Joanikije Pamučina (13 December 1810 in Zagradinje - 9 September 1870 in Mostar) was a Serbian writer, ethnologist, and spiritual leader of his people in Bosnia and Hercegovina. His seat was at the Metropolitanate of Zahumlije-Herzegovina in Mostar.

==Education==
Joanikije Pamučina studied at Duži Monastery and later at Zavala Monastery, where he settled in 1829. Soon afterwards, he came to live in Mostar where he became well-known as a writer. There at the court of the Greek metropolitan he perfected his knowledge of the Greek language.

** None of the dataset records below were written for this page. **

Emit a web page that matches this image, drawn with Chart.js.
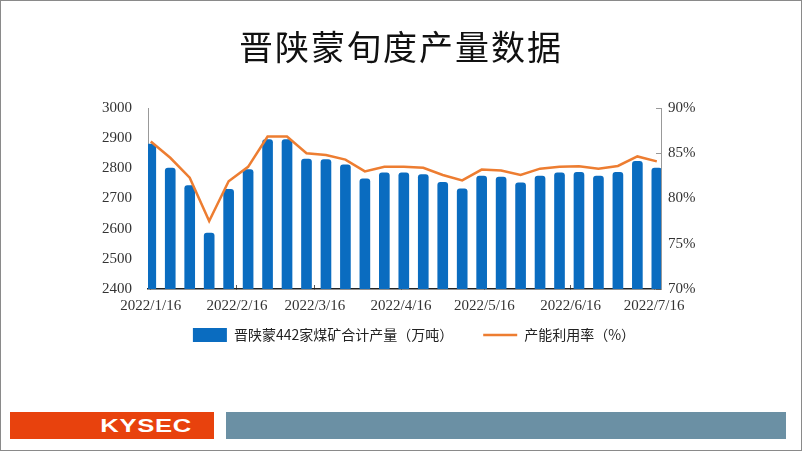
<!DOCTYPE html>
<html>
<head>
<meta charset="utf-8">
<script src="https://cdn.jsdelivr.net/npm/chart.js@4"></script>
<style>
  html, body { margin: 0; padding: 0; background: #fff; }
  #page { position: relative; width: 800px; height: 449px; border: 1px solid #8a8a8a; overflow: hidden; }
  #title { position: absolute; left: 0; top: 22px; width: 800px; text-align: center;
    font-family: "Noto Sans CJK SC", sans-serif; font-size: 34px; letter-spacing: 2px; color: #111; line-height: 46px; }
  #chartWrap { position: absolute; left: -1px; top: -1px; width: 802px; height: 451px; }
  .bar-left { position: absolute; left: 9px; top: 411px; width: 204px; height: 27px; background: #e8420d; }
  .bar-left span { position: absolute; right: 22px; top: 0; line-height: 27px; color: #fff;
    font-family: "Liberation Sans", Arial, sans-serif; font-weight: bold; font-size: 19px; letter-spacing: 0.5px;
    transform: scaleX(1.35); transform-origin: right center; }
  .bar-right { position: absolute; left: 225px; top: 411px; width: 560px; height: 27px; background: #6b90a4; }
</style>
</head>
<body>
<div id="page">
  <div id="chartWrap"><canvas id="prodChart" width="802" height="451"></canvas></div>
  <div id="title">晋陕蒙旬度产量数据</div>
  <div class="bar-left"><span>KYSEC</span></div>
  <div class="bar-right"></div>
</div>
<script>
// days after 2022/1/16 for each weekly point
const weekDays = [0, 7, 14, 21, 28, 35, 42, 49, 56, 63, 70, 77, 84, 91, 98, 105, 112, 119, 126, 133, 140, 147, 154, 161, 168, 175, 182];
const output = [2880, 2801, 2743, 2585, 2730, 2796, 2895, 2895, 2831, 2829, 2812, 2765, 2785, 2785, 2779, 2754, 2732, 2774, 2771, 2752, 2774, 2785, 2787, 2774, 2787, 2823, 2801];
const utilRate = [86.3, 84.5, 82.3, 77.5, 81.9, 83.5, 86.85, 86.85, 85.0, 84.8, 84.3, 83.0, 83.5, 83.5, 83.4, 82.6, 82.0, 83.2, 83.1, 82.6, 83.3, 83.5, 83.55, 83.3, 83.6, 84.65, 84.1];
const tickDays = [0, 31, 59, 90, 120, 151, 181];
const tickLabels = ['2022/1/16', '2022/2/16', '2022/3/16', '2022/4/16', '2022/5/16', '2022/6/16', '2022/7/16'];

const barLabel = '晋陕蒙442家煤矿合计产量（万吨）';
const lineLabel = '产能利用率（%）';

const axisFont = { family: '"Liberation Serif", "Times New Roman", serif', size: 15 };

// pull the legend row up closer to the axis while keeping wide gaps between items
const legendLift = {
  id: 'legendLift',
  afterLayout(chart) {
    chart.legend.top -= 29;
    chart.legend.bottom -= 29;
  }
};

const canvas = document.getElementById('prodChart');
const ctx = canvas.getContext('2d');

new Chart(ctx, {
  type: 'bar',
  data: {
    datasets: [
      {
        label: barLabel,
        data: weekDays.map((d, i) => ({ x: d, y: output[i] })),
        backgroundColor: '#0a6cc0',
        barThickness: 10,
        borderRadius: { topLeft: 3, topRight: 3 },
        borderSkipped: 'bottom',
        pointStyle: 'rect',
        yAxisID: 'y',
        clip: 0,
        order: 1
      },
      {
        type: 'line',
        label: lineLabel,
        data: weekDays.map((d, i) => ({ x: d, y: utilRate[i] })),
        borderColor: '#ed7d31',
        backgroundColor: '#ed7d31',
        borderWidth: 2.5,
        pointRadius: 0,
        pointStyle: 'line',
        tension: 0,
        yAxisID: 'y1',
        clip: 0,
        order: 0
      }
    ]
  },
  plugins: [legendLift],
  options: {
    responsive: false,
    animation: false,
    layout: { padding: { left: 98, right: 72, top: 108, bottom: 70 } },
    plugins: {
      title: { display: false },
      tooltip: { enabled: false },
      legend: {
        position: 'bottom',
        labels: {
          usePointStyle: true,
          pointStyleWidth: 34,
          boxHeight: 14,
          padding: 30,
          color: '#222',
          font: { family: '"Noto Sans CJK SC", sans-serif', size: 14 },
          sort: (a, b) => a.datasetIndex - b.datasetIndex
        }
      }
    },
    scales: {
      x: {
        type: 'linear',
        min: -1,
        max: 183.5,
        offset: false,
        grid: { display: true, drawOnChartArea: false, drawTicks: true, tickLength: -4, color: '#555', offset: false },
        border: { display: true, color: '#222', width: 1.5 },
        afterBuildTicks: axis => { axis.ticks = tickDays.map(v => ({ value: v })); },
        ticks: {
          autoSkip: false,
          maxRotation: 0,
          padding: 12,
          color: '#333',
          font: axisFont,
          callback: v => tickLabels[tickDays.indexOf(v)]
        }
      },
      y: {
        position: 'left',
        min: 2400,
        max: 3000,
        grid: { display: false, drawTicks: false },
        border: { display: true, color: '#999', width: 1 },
        afterFit: s => { s.width = 50; },
        ticks: { stepSize: 100, padding: 16, color: '#333', font: axisFont, callback: v => String(v) }
      },
      y1: {
        position: 'right',
        min: 70,
        max: 90,
        grid: { display: true, drawOnChartArea: false, drawTicks: true, tickLength: -5, color: '#999' },
        border: { display: true, color: '#999', width: 1 },
        afterFit: s => { s.width = 69; },
        ticks: { stepSize: 5, padding: 12, color: '#333', font: axisFont, callback: v => v + '%' }
      }
    }
  }
});
</script>
</body>
</html>
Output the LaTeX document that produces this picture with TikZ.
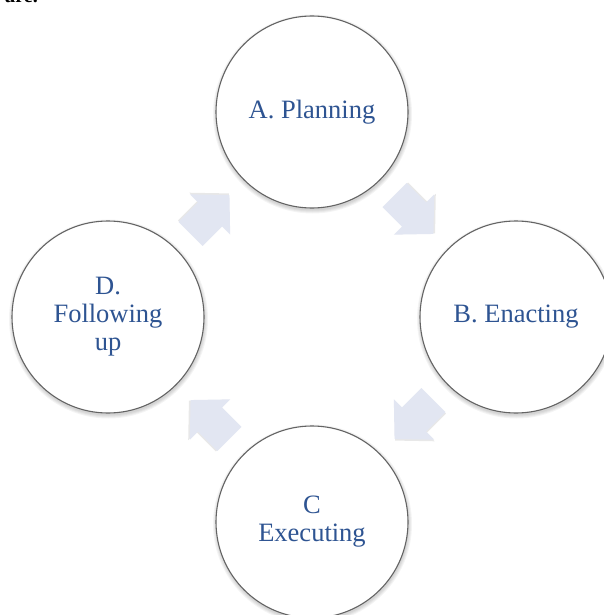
\documentclass[tikz,border=0pt]{standalone}
\usepackage{fontspec}
\setmainfont{Liberation Serif}
\usetikzlibrary{calc}
\definecolor{txtblue}{RGB}{46,84,146}
\definecolor{ringgray}{RGB}{100,100,100}
\definecolor{arrowfill}{RGB}{226,230,242}
\tikzset{
  bubble/.style={circle, minimum size=192pt, inner sep=0pt, draw=ringgray, line width=1.1pt,
    fill=white, text=txtblue, align=center, font=\fontsize{26.5}{28}\selectfont},
  blockarrow/.pic={
    \fill[black, opacity=.09] (-27.5+0.8,-17-1.5) -- (0.8,-17-1.5) -- (0.8,-28.5-1.5) -- (27.5+0.8,-1.5) -- (0.8,28.5-1.5) -- (0.8,17-1.5) -- (-27.5+0.8,17-1.5) -- cycle;
    \fill[arrowfill] (-27.5,-17) -- (0,-17) -- (0,-28.5) -- (27.5,0) -- (0,28.5) -- (0,17) -- (-27.5,17) -- cycle;
  }
}
\begin{document}
\begin{tikzpicture}[x=1pt,y=-1pt]
\clip (0,0) rectangle (604,615);
\fill[white] (0,0) rectangle (604,615);
\node[anchor=base east, inner sep=0pt, font=\bfseries\fontsize{20}{20}\selectfont] (cap) at (38,3) {ure.};
\coordinate (pA) at (312,112);
\coordinate (pB) at (516,317);
\coordinate (pC) at (312,522);
\coordinate (pD) at (108,317);
\foreach \p in {pA,pB,pC,pD}{
  \foreach \r in {96.5,97.5,98.5,99.5}{
    \fill[black, opacity=.045] ($(\p)+(0.5,2)$) circle (\r);
  }
}
\node[bubble] (A) at (pA) {A. Planning};
\node[bubble] (B) at (pB) {B. Enacting};
\node[bubble] (C) at (pC) {C\\Executing};
\node[bubble] (D) at (pD) {D.\\Following\\up};
\pic[rotate=-45] at ($(A)!0.5!(B)$) {blockarrow};
\pic[rotate=-135] at ($(B)!0.5!(C)$) {blockarrow};
\pic[rotate=135] at ($(C)!0.5!(D)$) {blockarrow};
\pic[rotate=45] at ($(D)!0.5!(A)$) {blockarrow};
\end{tikzpicture}
\end{document}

He became an Archimandrite and, after the death of the Metropolitan Grigorius in 1860, he ruled until 1864 the Metropolitanate of Zahumlije-Herzegovina in Mostar, though without the title of Bishop or Metropolitan. The Patriarch of Constantinople did not want to appoint him as a metropolitan even though the people in Mostar wanted him.

==Literary work==
Pamučina recorded folk compositions and poems, stories, axioms and proverbs, describing life and folk customs, preparing material for historical works. Most of his literary works were printed in the Srbsko-dalmatinski Magazine (1846-1864). He wrote a biography of Ali-paša Rizvanbegović, which is also the history of Herzegovina of that time. This work was translated in 1873 into Russian and printed in Aleksander Hilferding's writings (III, 330-379). Pamučina also portrayed folklore and history in the story Pobjedonosno mučenje Hristine Rajkovića Djevojčice (Glorious Martyrdom of the Virgin Hristina Rajković).

==Philanthropy==
Joanikije Pamučina is also the founder of the Serbian National School in Mostar. He left 800 ducats at a state bank in Petrograd to a scholarship fund for underprivileged youth. His nephew was Metropolitan Leontije Radulović (1835-1888), who studied in Mostar.

==Legacy==
In December 2010, the City of Mostar, marked the 200th anniversary of the birth of Joanikije Pamučina. His "Sabrana djela" (Collected Works, 2005) and Vojo Kovačević's book "Life and Work of Joanikije Pamucina" (2009) were presented to celebrants.